In the blue economy era of the present, these dynamics have become more, not less, overt. To draw on Bernstein’s formulation on the tenets of political economy, the class project of the blue economy reconfigures the most basic relations: who can work, who can fish, who can invest, and who can be expelled. Much of this happens behind a veneer of socio-ecological virtues: under the banner of conservation, in the language of inclusion and sustainability, and behind the guarded doors of increasingly private sector-run ocean summits. Even the most celebrated marine conservation efforts in ABNJ are now embedded in what Havice and colleagues paraphrase as a ‘conservation-extraction nexus’ in which marine protected areas are not obstacles to extraction but tools to legitimise it. This nexus functions like an offsetting scheme, in which cordoning off one symbolic grid cell for conservation serves to justify extraction in another; turning protection into a strategic trade-off rather than a genuine constraint on extraction.

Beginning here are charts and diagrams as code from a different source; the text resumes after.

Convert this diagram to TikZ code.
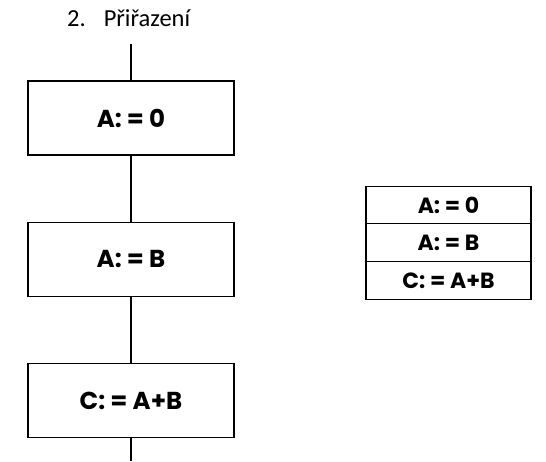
\documentclass[tikz,border=0pt]{standalone}
\usepackage{fontspec}
\setmainfont{Carlito}
\newfontfamily\opfont{Poppins}
\usetikzlibrary{positioning}

\begin{document}
\begin{tikzpicture}[
            x=1pt, y=-1pt,
            node distance=66pt,
            block/.style={rectangle, draw, line width=1.2pt, minimum width=206pt, minimum height=74pt,
                font=\opfont\bfseries\fontsize{24.5}{24.5}\selectfont},
            cell/.style={rectangle, draw, line width=1.2pt, minimum width=165pt, minimum height=37.7pt,
                inner sep=0pt, outer sep=0pt, font=\opfont\bfseries\fontsize{22}{22}\selectfont},
            flow/.style={line width=1.8pt},
        ]
            \useasboundingbox (0,0) rectangle (546,461);
            \node[anchor=base west, inner sep=0pt, font=\fontsize{24.5}{24.5}\selectfont] (title) at (67,26) {2.\hspace{18pt}Přiřazení};

            \node[block] (assignA) at (131,118) {A: = 0};
            \node[block, below=of assignA] (assignB) {A: = B};
            \node[block, below=of assignB] (assignC) {C: = A+B};
            \coordinate (start) at (131,44);
            \coordinate (stop) at (131,461);
            \draw[flow] (start) -- (assignA);
            \draw[flow] (assignA) -- (assignB);
            \draw[flow] (assignB) -- (assignC);
            \draw[flow] (assignC) -- (stop);

            \node[cell] (rowA) at (448.5,205) {A: = 0};
            \node[cell, below=0pt of rowA] (rowB) {A: = B};
            \node[cell, below=0pt of rowB] (rowC) {C: = A+B};
        \end{tikzpicture}
\end{document}
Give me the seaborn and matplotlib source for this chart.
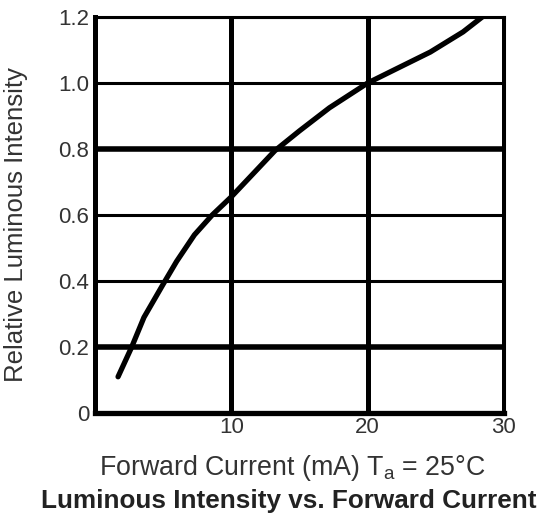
import matplotlib
matplotlib.use("Agg")
import matplotlib.pyplot as plt
import seaborn as sns
import pandas as pd

sns.set_theme(style="white")
plt.rcParams['font.family'] = ['Liberation Sans', 'DejaVu Sans']

# values
current = [1.7, 2.7, 3.6, 5.0, 6.0, 7.3, 8.6, 10.0, 11.6, 13.2, 15.0, 17.2, 20.0, 22.2, 24.6, 27.0, 28.4]
intensity = [0.11, 0.20, 0.29, 0.39, 0.46, 0.54, 0.60, 0.655, 0.725, 0.795, 0.855, 0.925, 1.00, 1.045, 1.094, 1.155, 1.20]

x_ticks = [10, 20, 30]
y_ticks = [0, 0.2, 0.4, 0.6, 0.8, 1.0, 1.2]
y_labels = ["0", "0.2", "0.4", "0.6", "0.8", "1.0", "1.2"]
thick_rows = [0.2, 0.8]

df = pd.DataFrame({"current": current, "intensity": intensity})

fig = plt.figure(figsize=(5.39, 5.17), dpi=100)
ax = fig.add_axes([0.176, 0.201, 0.759, 0.766])

sns.lineplot(data=df, x="current", y="intensity", color="black", linewidth=3.8, ax=ax)

ax.set_xlim(0, 30)
ax.set_ylim(0, 1.2)
ax.set_xticks(x_ticks)
ax.set_yticks(y_ticks)
ax.set_yticklabels(y_labels)
ax.tick_params(length=0, labelsize=16, labelcolor="#333333")
ax.tick_params(axis="x", pad=3)
ax.tick_params(axis="y", pad=4)

ax.grid(True, color="black", linewidth=2.2)
for tick, line in zip(y_ticks, ax.yaxis.get_gridlines()):
    if tick in thick_rows:
        line.set_linewidth(4.0)
for line in ax.xaxis.get_gridlines():
    line.set_linewidth(3.6)

for side, w in [("left", 3.6), ("bottom", 3.8), ("top", 2.2), ("right", 2.2)]:
    ax.spines[side].set_color("black")
    ax.spines[side].set_linewidth(w)

ax.set_xlabel("Forward Current (mA) T$_\\mathregular{a}$ = 25°C", fontsize=19.3, color="#333333")
ax.set_ylabel("Relative Luminous Intensity", fontsize=18.5, color="#333333")
ax.xaxis.set_label_coords(0.482, -0.101)
ax.yaxis.set_label_coords(-0.164, 0.475)
fig.text(0.535, 0.017, "Luminous Intensity vs. Forward Current", fontsize=18.8,
         fontweight="bold", color="#222222", ha="center", va="baseline")

fig.savefig("out.png", dpi=100)
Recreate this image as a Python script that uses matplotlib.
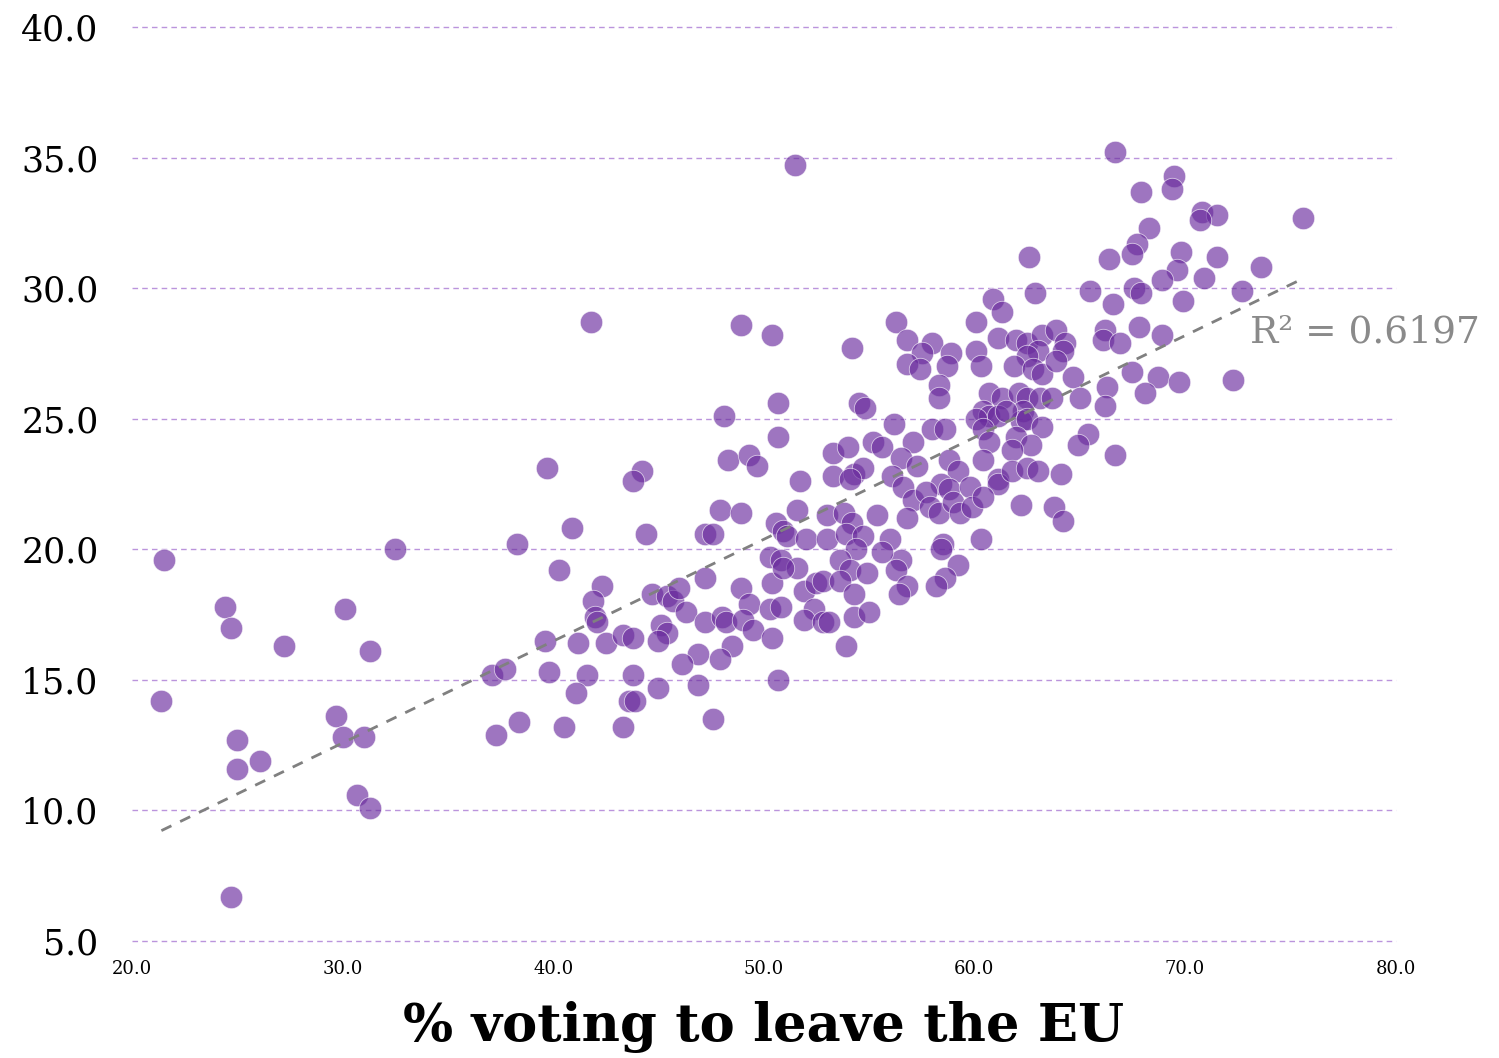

Outlook: There is a Land Question and an Ocean Question

Raising the ‘ocean question’ is then not an act of disciplinary expansion for its own sake. But if agrarian scholarship is to engage meaningfully with these dynamics, it must move beyond the language of supplementarity. The ocean is not an add-on to the land question; it is a domain with its distinct political logics of power, historically evolved class configurations, inherent economic contradictions, and own modes of resistance. Expanding our understanding of geo-historical differentiations in enclosure or commodification processes does not fragment the critique, but helps to sharpen it. Importantly, in doing so, we should resist the tendency to collapse diverse struggles into moral binaries. All too easily, recent critiques of ocean grabbing and calls for ‘blue justice’ tend to reproduce overly romantic notions of a unified ‘fisher people’ or ‘coastal communities’ being collectively dispossessed and sitting by definition at the losing end of the enclosure squeeze. Class differentiation, as Barbesgaard cautions, is as central in fishing as in farming villages. There are capitalist boat owners, surplus-producing petty capitalists and precarious labourers, sometimes in the same household. Responses to enclosure are shaped not only by external forces but by the fractures of class, caste, race, loyalties and generation within communities. As in rural worlds, resistance is real but uneven; strategies of survival differ. Not all fishers are anti-capitalist, some are investors.

 

Felix Mallin, along with Liam Campling and Mads Barbesgaard, is guest editor of the recent Journal of Agrarian Change Symposium on Ocean Grabbing.

 

This is part of a series of specially curated blog posts in which authors are invited to reflect on the theme of ‘Agrarian Questions’, highlighting different, even novel, ways of interpreting and engaging with the core questions of agrarian political economy in different historical and contemporary contexts. The posts will be released over the coming months as part of the 25th year celebrations of the Journal of Agrarian Change. You can find the full series of blog posts here.

 

[1] Aquatic refers to sea- and freshwater sources. Even mariculture arguably constitutes a hybrid of land and ocean-based industries, given its strong reliance on terrestrial raw materials, medication and machinery.